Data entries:
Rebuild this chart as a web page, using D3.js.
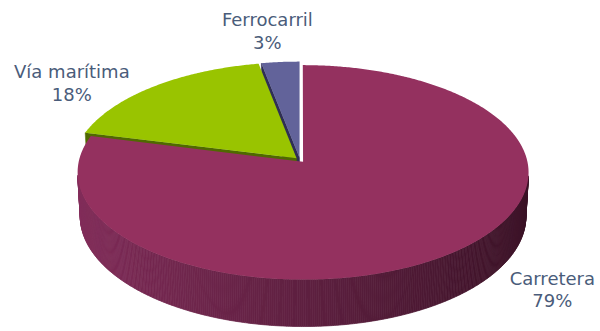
<!DOCTYPE html>
<html>
<head>
<meta charset="utf-8">
<script src="https://cdn.jsdelivr.net/npm/d3@7"></script>
<style>
  html, body { margin: 0; padding: 0; background: #ffffff; }
  svg { display: block; }
</style>
</head>
<body>
<svg id="chart" width="600" height="331"></svg>
<script>
// Modal split of freight transport (share of total, %)
const categories = ["Carretera", "Vía marítima", "Ferrocarril"];
const shares = [79, 18, 3];
const percentLabels = ["79%", "18%", "3%"];

// Colours: top face, and side wall from shadowed (right) to lit (left)
const topColors = ["#94315f", "#99c400", "#62639a"];
const sideDark = ["#3a1226", "#4a6300", "#2b2b4d"];
const sideLight = ["#822d5a", "#6a8c00", "#45457a"];

// Label text block placement relative to each slice's outer rim midpoint
const labelNudge = [[100, 32], [-82, -8], [-13, -36]];

const svg = d3.select("#chart");

// 3D view of a unit-radius disc (x right, y up, z away from viewer)
const view = {
  cx: 300, cy: 160,     // screen position of the pie centre
  scale: 224,           // px per unit radius at the centre depth
  tilt: 28.2 * Math.PI / 180,
  persp: 0.0976,        // perspective strength
  thickness: 0.224,     // disc height in radius units
  explode: 0.0223       // slice offset in radius units
};
const sinA = Math.sin(view.tilt), cosA = Math.cos(view.tilt);
const invD = view.persp / cosA;
const camera = [0, sinA / invD, -cosA / invD];

function project(x, y, z) {
  const w = 1 + (z * cosA - y * sinA) * invD;
  return [view.cx + view.scale * x / w, view.cy - view.scale * (y * cosA + z * sinA) / w];
}

function facing(n, p) {
  const v = [camera[0] - p[0], camera[1] - p[1], camera[2] - p[2]];
  const len = Math.hypot(v[0], v[1], v[2]);
  return (n[0] * v[0] + n[1] * v[1] + n[2] * v[2]) / len;
}

const polygon = d3.line().curve(d3.curveLinearClosed);

const arcs = d3.pie().sort(null).value(d => d)(shares).map((a, i) => {
  const mid = (a.startAngle + a.endAngle) / 2;
  return {
    ...a, i, mid,
    ox: view.explode * Math.sin(mid),
    oz: view.explode * Math.cos(mid)
  };
});

// paint slices from the back of the pie to the front
const order = arcs.slice().sort((a, b) => Math.cos(b.mid) - Math.cos(a.mid));
const step = 0.5 * Math.PI / 180;
const hgt = view.thickness;

order.forEach(a => {
  const g = svg.append("g").attr("class", "slice slice-" + a.i);
  const rim = (t, y) => project(a.ox + Math.sin(t), y, a.oz + Math.cos(t));
  const centre = y => project(a.ox, y, a.oz);
  const shade = d3.interpolateRgb(sideDark[a.i], sideLight[a.i]);

  // radial cut faces
  [[a.startAngle, [-Math.cos(a.startAngle), 0, Math.sin(a.startAngle)]],
   [a.endAngle, [Math.cos(a.endAngle), 0, -Math.sin(a.endAngle)]]].forEach(([t, n]) => {
    const p = [a.ox + 0.5 * Math.sin(t), -hgt / 2, a.oz + 0.5 * Math.cos(t)];
    if (facing(n, p) > 0.01) {
      g.append("path")
        .attr("d", polygon([centre(0), rim(t, 0), rim(t, -hgt), centre(-hgt)]))
        .attr("fill", shade(0.15))
        .attr("stroke", shade(0.15))
        .attr("stroke-width", 0.5);
    }
  });

  // outer wall, built from thin strips shaded by orientation
  const n = Math.max(1, Math.ceil((a.endAngle - a.startAngle) / step));
  const dt = (a.endAngle - a.startAngle) / n;
  for (let k = 0; k < n; k++) {
    const t0 = a.startAngle + k * dt, t1 = t0 + dt, tm = (t0 + t1) / 2;
    const nrm = [Math.sin(tm), 0, Math.cos(tm)];
    const p = [a.ox + Math.sin(tm), -hgt / 2, a.oz + Math.cos(tm)];
    if (facing(nrm, p) <= 0) continue;
    const c = shade((1 - Math.sin(tm)) / 2);
    g.append("path")
      .attr("d", polygon([rim(t0, 0), rim(t1, 0), rim(t1, -hgt), rim(t0, -hgt)]))
      .attr("fill", c)
      .attr("stroke", c)
      .attr("stroke-width", 0.7);
  }

  // top face
  const pts = [centre(0)];
  for (let k = 0; k <= n; k++) pts.push(rim(a.startAngle + k * dt, 0));
  g.append("path")
    .attr("d", polygon(pts))
    .attr("fill", topColors[a.i]);
});

// data labels: category name over percentage
const labels = svg.append("g")
  .attr("font-family", "'DejaVu Sans', sans-serif")
  .attr("font-size", 18)
  .attr("fill", "#4a5c7a")
  .attr("text-anchor", "middle");

arcs.forEach(a => {
  const [x, y] = project(a.ox + Math.sin(a.mid), 0, a.oz + Math.cos(a.mid));
  const lx = x + labelNudge[a.i][0], ly = y + labelNudge[a.i][1];
  const t = labels.append("text").attr("x", lx).attr("y", ly);
  t.append("tspan").attr("x", lx).attr("y", ly).text(categories[a.i]);
  t.append("tspan").attr("x", lx).attr("y", ly + 22.5).text(percentLabels[a.i]);
});
</script>
</body>
</html>
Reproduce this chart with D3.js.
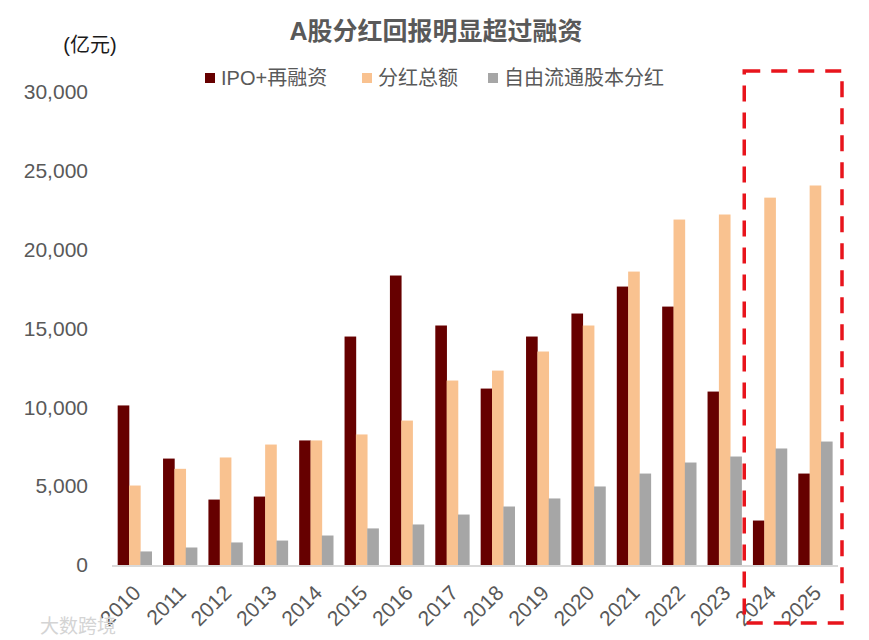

Task directions >>
Find every line in the records that contains the word "chart"; copy those lines.

Task response >>
Rebuild this chart as a web page, using D3.js.
<svg id="chart" width="600" height="331"></svg>
const svg = d3.select("#chart");
Reproduce this chart with D3.js.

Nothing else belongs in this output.